Before you consider removing a user from remedial procedures you need to validate that a technical error in your data actually occurred or more than likely occurred. Resist the urge to comply with all of these statements. Doing so will create a culture of complaints and negligence, knowing they can simply fall back on complaining - a nasty stain on security culture.
Build a dispute form
Often, forwarding users which protest their “click” status to a formal dispute form will be deterred to proceed in the event they are trying to pull a fast one. The presence of this from alone shows formality which suggests an actual investigation will occur, which may deter a large volume of challenges. Additionally, this form serves as an excellent reporting and liability paper trail in the event repeat offenses occur showing due diligence and care.
Act on the form
Provide complainants proof from your platform of the time/date of the click with matching IP address and device used as well as email template used to trigger the click.
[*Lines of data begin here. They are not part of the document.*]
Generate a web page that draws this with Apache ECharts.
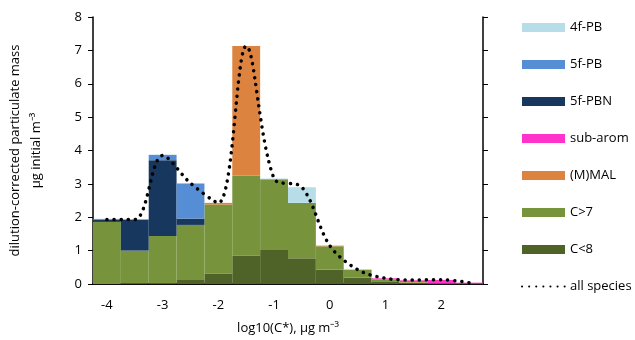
<!DOCTYPE html>
<html>
<head>
<meta charset="utf-8">
<script src="https://cdn.jsdelivr.net/npm/echarts@6/dist/echarts.min.js"></script>
<style>
  html, body { margin: 0; padding: 0; background: #fff; }
  #chart { width: 635px; height: 340px; }
</style>
</head>
<body>
<div id="chart"></div>
<script>
// log10(C*) bins, 0.5 wide
const bins = ["-4", "-3.5", "-3", "-2.5", "-2", "-1.5", "-1", "-0.5", "0", "0.5", "1", "1.5", "2", "2.5"];

// stacked from the bottom up
const cLess8   = [0, 0.03, 0.03, 0.12, 0.31, 0.85, 1.02, 0.77, 0.43, 0.19, 0.08, 0.02, 0.01, 0];
const cMore7   = [1.86, 0.97, 1.41, 1.65, 2.07, 2.40, 2.12, 1.66, 0.70, 0.24, 0.06, 0.03, 0.02, 0.01];
const mmal     = [0, 0, 0, 0, 0.05, 3.88, 0, 0, 0.02, 0, 0, 0.01, 0, 0];
const subArom  = [0, 0, 0, 0, 0, 0, 0, 0, 0, 0, 0.03, 0.05, 0.09, 0.03];
const pbn5f    = [0.07, 0.93, 2.27, 0.19, 0, 0, 0, 0, 0, 0, 0, 0, 0, 0];
const pb5f     = [0.02, 0, 0.16, 1.05, 0, 0, 0, 0, 0, 0, 0, 0, 0, 0];
const pb4f     = [0, 0, 0, 0, 0, 0, 0.02, 0.47, 0, 0, 0, 0, 0, 0];
const allSpecies = [1.93, 1.93, 3.85, 3.02, 2.43, 7.13, 3.16, 2.9, 1.15, 0.43, 0.17, 0.12, 0.13, 0.04];

const yTicks = { min: 0, max: 8, step: 1 };

const font = "Open Sans";
const fs = 13;
const txt = "#000";

function barSeries(name, data, color) {
  return {
    name: name,
    type: "bar",
    stack: "total",
    data: data,
    barWidth: "100%",
    itemStyle: { color: color },
    emphasis: { disabled: true }
  };
}

let chart = echarts.init(document.getElementById("chart"));
chart.setOption({
  animation: false,
  textStyle: { fontFamily: font },
  grid: { left: 93, right: 152, top: 17, bottom: 56, containLabel: false, outerBoundsMode: "none" },
  legend: {
    orient: "vertical",
    left: 516,
    top: 16,
    itemWidth: 43,
    itemHeight: 9,
    itemGap: 24,
    textStyle: { fontFamily: font, fontSize: fs, color: txt },
    data: [
      { name: "4f-PB", icon: "rect" },
      { name: "5f-PB", icon: "rect" },
      { name: "5f-PBN", icon: "rect" },
      { name: "sub-arom", icon: "rect" },
      { name: "(M)MAL", icon: "rect" },
      { name: "C>7", icon: "rect" },
      { name: "C<8", icon: "rect" },
      { name: "all species", itemStyle: { opacity: 0 } }
    ]
  },
  xAxis: [
    {
      type: "category",
      data: bins,
      boundaryGap: true,
      name: "log10(C*), μg m⁻³",
      nameLocation: "middle",
      nameGap: 38,
      nameTextStyle: { fontFamily: font, fontSize: fs, color: txt },
      axisLine: { lineStyle: { color: "#000", width: 1.5 } },
      axisTick: { interval: 0, length: 5, lineStyle: { color: "#000", width: 1 } },
      axisLabel: { interval: 1, margin: 15, fontSize: fs, color: txt, fontFamily: font }
    },
    {
      type: "category",
      data: bins,
      position: "top",
      axisLine: { lineStyle: { color: "#000", width: 1.5 } },
      axisTick: { show: false },
      axisLabel: { show: false }
    }
  ],
  yAxis: [
    {
      type: "value",
      min: yTicks.min,
      max: yTicks.max,
      interval: yTicks.step,
      name: "dilution-corrected particulate mass\nμg initial m⁻³",
      nameLocation: "middle",
      nameRotate: 90,
      nameGap: 46,
      nameTextStyle: { fontFamily: font, fontSize: fs, color: txt, lineHeight: 21, align: "center" },
      splitLine: { show: false },
      axisLine: { show: true, lineStyle: { color: "#000", width: 1.5 } },
      axisTick: { show: true, length: 5, lineStyle: { color: "#000", width: 1 } },
      axisLabel: { margin: 11, fontSize: fs, color: txt, fontFamily: font }
    },
    {
      type: "value",
      position: "right",
      min: yTicks.min,
      max: yTicks.max,
      interval: yTicks.step,
      splitLine: { show: false },
      axisLine: { show: true, lineStyle: { color: "#000", width: 1.5 } },
      axisTick: { show: true, length: 5, lineStyle: { color: "#000", width: 1 } },
      axisLabel: { show: false }
    }
  ],
  series: [
    barSeries("C<8", cLess8, "#4f6228"),
    barSeries("C>7", cMore7, "#77933c"),
    barSeries("(M)MAL", mmal, "#dd8340"),
    barSeries("sub-arom", subArom, "#ff33cc"),
    barSeries("5f-PBN", pbn5f, "#17375e"),
    barSeries("5f-PB", pb5f, "#558ed5"),
    barSeries("4f-PB", pb4f, "#b7dee8"),
    {
      name: "all species",
      type: "line",
      data: allSpecies,
      smooth: 0.33,
      symbol: "none",
      lineStyle: { color: "#000", width: 3.5, type: [0.1, 7], cap: "round" },
      itemStyle: { color: "#000" },
      z: 5
    }
  ]
});
</script>
</body>
</html>
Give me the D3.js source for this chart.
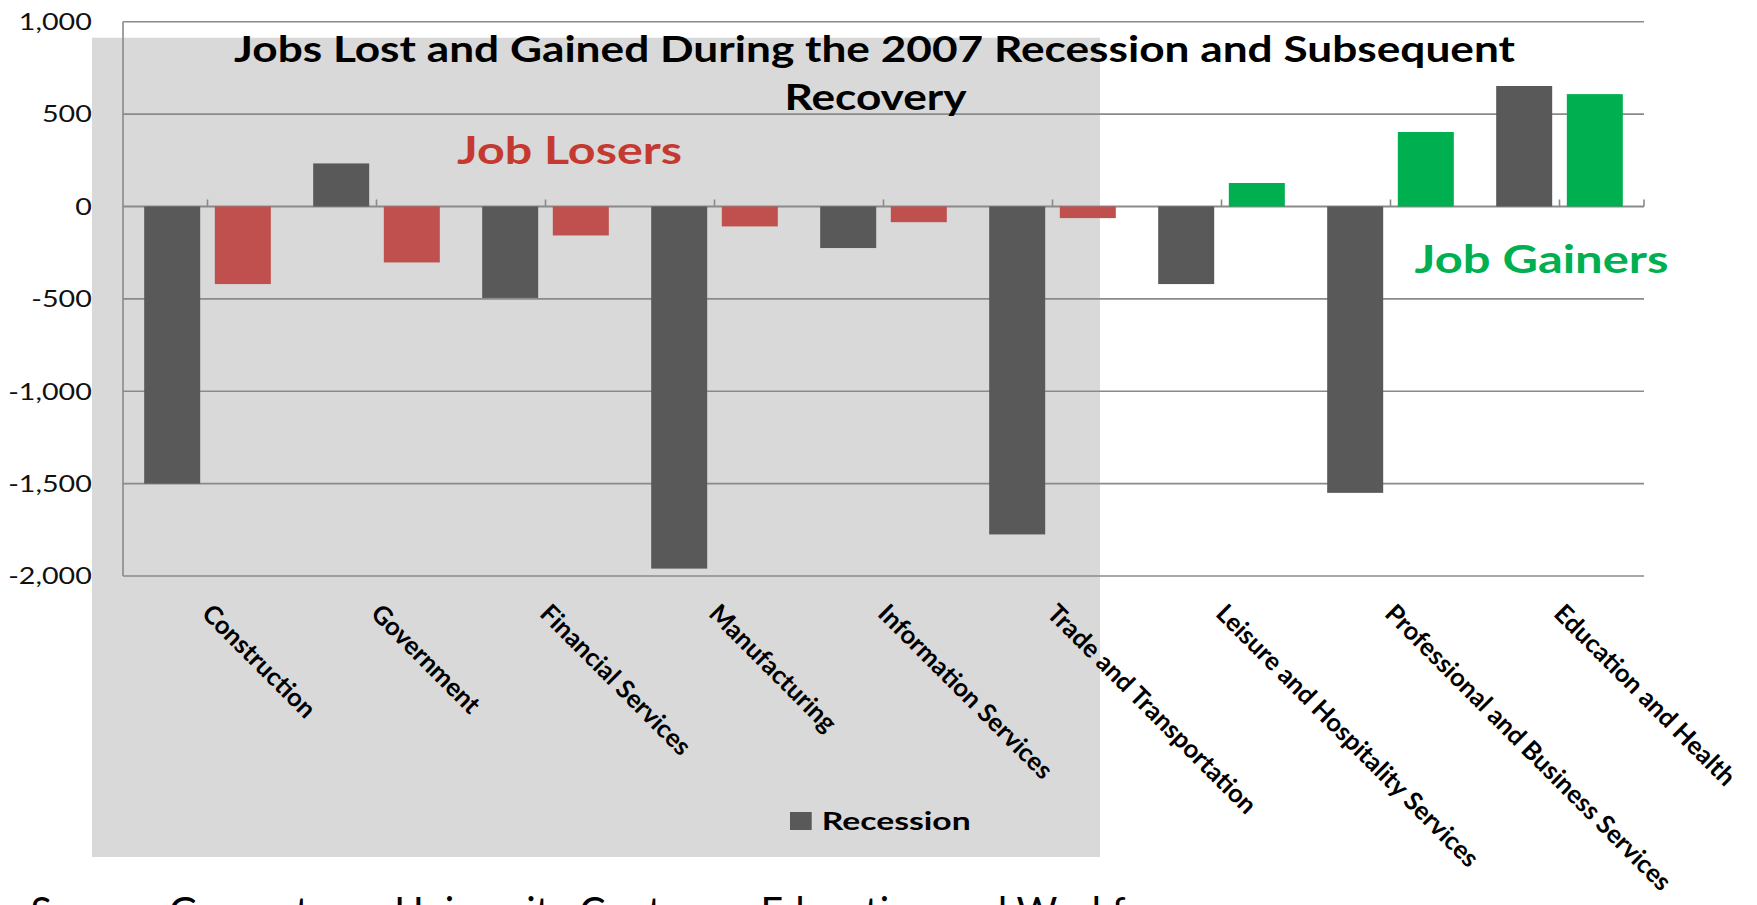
<!DOCTYPE html>
<html><head><meta charset="utf-8">
<script src="https://cdn.jsdelivr.net/npm/d3@7"></script>
<style>html,body{margin:0;padding:0;background:#fff;overflow:hidden}</style>
</head><body>
<svg id="chart" width="1757" height="905"></svg>
<script>
// ---------- data ----------
const categories = ["Construction","Government","Financial Services","Manufacturing","Information Services","Trade and Transportation","Leisure and Hospitality Services","Professional and Business Services","Education and Health"];
const recession = [-1500, 233, -495, -1960, -225, -1775, -420, -1550, 652];
const recovery  = [-420, -303, -157, -108, -85, -63, 127, 403, 608];
const seriesNames = ["Recession", "Recovery"];
const yTicks = [1000, 500, 0, -500, -1000, -1500, -2000];
const titleLines = ["Jobs Lost and Gained During the 2007 Recession and Subsequent", "Recovery"];
const loserLabel = "Job Losers";
const gainerLabel = "Job Gainers";
const sourceText = "Source: Georgetown University Center on Education and Workforce";

// ---------- styles ----------
const FONT = "Lato, 'Open Sans', sans-serif";
const C_GRAY_BAR = "#595959", C_RED = "#C0504D", C_GREEN = "#00B050";
const C_BG = "#D9D9D9", C_GRID = "#8A8A8A";
const fmt = v => d3.format(",")(v).replace("\u2212", "-");

const svg = d3.select("#chart");
const plot = {left: 123, right: 1644, top: 21.7, bottom: 576};

// shaded background panel (left portion)
svg.append("rect").attr("x", 92).attr("y", 37.7).attr("width", 1100 - 92).attr("height", 857 - 37.7).attr("fill", C_BG);

// scales
const x0 = d3.scaleBand().domain(categories).range([plot.left, plot.right]).paddingInner(0).paddingOuter(0);
const x1 = d3.scaleBand().domain(seriesNames).range([0, x0.bandwidth()]).paddingInner(0.207).paddingOuter(0.30);
const y = d3.scaleLinear().domain([-2000, 1000]).range([plot.bottom, plot.top]);

// gridlines
svg.append("g").selectAll("line").data(yTicks).join("line")
  .attr("x1", plot.left).attr("x2", plot.right)
  .attr("y1", d => y(d)).attr("y2", d => y(d))
  .attr("stroke", C_GRID).attr("stroke-width", d => d === 0 ? 2 : 1.6);
// left border of plot
svg.append("line").attr("x1", plot.left).attr("x2", plot.left).attr("y1", y(1000)).attr("y2", y(-2000))
  .attr("stroke", C_GRID).attr("stroke-width", 1.6);

// category ticks on zero axis (at category centers + right end)
const tickXs = categories.map(c => x0(c) + x0.bandwidth() / 2).concat([plot.right]);
svg.append("g").selectAll("line").data(tickXs).join("line")
  .attr("x1", d => d).attr("x2", d => d).attr("y1", y(0)).attr("y2", y(0) - 7)
  .attr("stroke", C_GRID).attr("stroke-width", 1.6);

// bars
const rows = categories.map((c, i) => ({cat: c, vals: [recession[i], recovery[i]]}));
const g = svg.append("g").selectAll("g").data(rows).join("g").attr("transform", d => `translate(${x0(d.cat)},0)`);
g.selectAll("rect").data(d => d.vals.map((v, j) => ({s: seriesNames[j], v}))).join("rect")
  .attr("x", d => x1(d.s)).attr("width", x1.bandwidth())
  .attr("y", d => Math.min(y(d.v), y(0))).attr("height", d => Math.abs(y(d.v) - y(0)))
  .attr("fill", d => d.s === "Recession" ? C_GRAY_BAR : (d.v < 0 ? C_RED : C_GREEN));

// y tick labels (horizontally widened glyphs like the reference)
const probe = svg.append("text").attr("font-family", FONT).attr("font-size", 23).text(fmt(1000));
const sx = 73 / probe.node().getComputedTextLength();
probe.remove();
svg.append("g").selectAll("text").data(yTicks).join("text")
  .attr("transform", d => `translate(91.8,${y(d) + 8.3}) scale(${sx},1)`)
  .attr("text-anchor", "end").attr("font-family", FONT).attr("font-size", 23).attr("fill", "#111")
  .text(d => fmt(d));

// category labels rotated 45°
svg.append("g").selectAll("text").data(categories).join("text")
  .attr("transform", d => `translate(${x0(d) + x0.bandwidth() / 2 - 7},${plot.bottom + 39}) rotate(45)`)
  .attr("font-family", FONT).attr("font-weight", 700).attr("font-size", 25.5).attr("fill", "#000")
  .text(d => d);

// title
svg.append("text").attr("x", 234).attr("y", 62).attr("textLength", 1281).attr("lengthAdjust", "spacingAndGlyphs")
  .attr("font-family", FONT).attr("font-weight", 700).attr("font-size", 37).attr("fill", "#000").text(titleLines[0]);
svg.append("text").attr("x", 784.5).attr("y", 110).attr("textLength", 182).attr("lengthAdjust", "spacingAndGlyphs")
  .attr("font-family", FONT).attr("font-weight", 700).attr("font-size", 37).attr("fill", "#000").text(titleLines[1]);

// annotations
svg.append("text").attr("x", 457).attr("y", 164).attr("textLength", 225).attr("lengthAdjust", "spacingAndGlyphs")
  .attr("font-family", FONT).attr("font-weight", 700).attr("font-size", 38).attr("fill", "#C43A31").text(loserLabel);
svg.append("text").attr("x", 1414.5).attr("y", 273.3).attr("textLength", 254).attr("lengthAdjust", "spacingAndGlyphs")
  .attr("font-family", FONT).attr("font-weight", 700).attr("font-size", 39).attr("fill", C_GREEN).text(gainerLabel);

// legend
svg.append("rect").attr("x", 790).attr("y", 812).attr("width", 21.7).attr("height", 18).attr("fill", C_GRAY_BAR);
svg.append("text").attr("x", 821.7).attr("y", 830).attr("textLength", 149).attr("lengthAdjust", "spacingAndGlyphs")
  .attr("font-family", FONT).attr("font-weight", 700).attr("font-size", 24).attr("fill", "#000").text(seriesNames[0]);

// source line (clipped by the bottom edge, as in the reference)
const src = svg.append("text").attr("x", 30.6).attr("y", 925.5)
  .attr("font-family", FONT).attr("font-size", 40).attr("fill", "#000").text(sourceText);
const prefixLen = src.node().getSubStringLength(0, sourceText.indexOf("Workf") + 5);
const fullLen = src.node().getComputedTextLength();
src.attr("textLength", fullLen * (1125 - 30.6) / prefixLen).attr("lengthAdjust", "spacingAndGlyphs");
</script>
</body></html>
Often the maturity of data alone is enough to thwart liars, but more importantly, for those who may have simply forgot, the timestamp and template image will help jog their memory.
Run a live test
If the user in question still insists a click did not occur, offer to deliver the template in question to them live, while they share their screen. Have them open the email as they normally would without clicking the engaging elements. If no “click” is reported, they more than likely either accidentally clicked or forgot they did so. Neither of which should excuse them from remedial policy.
Rest assured that this process is respectful
While some problematically stubborn employees may not be satisfied with any level of proof that the data is accurate, the largest volume of employees will respect this process, assuming you build it out well and implement with confidence.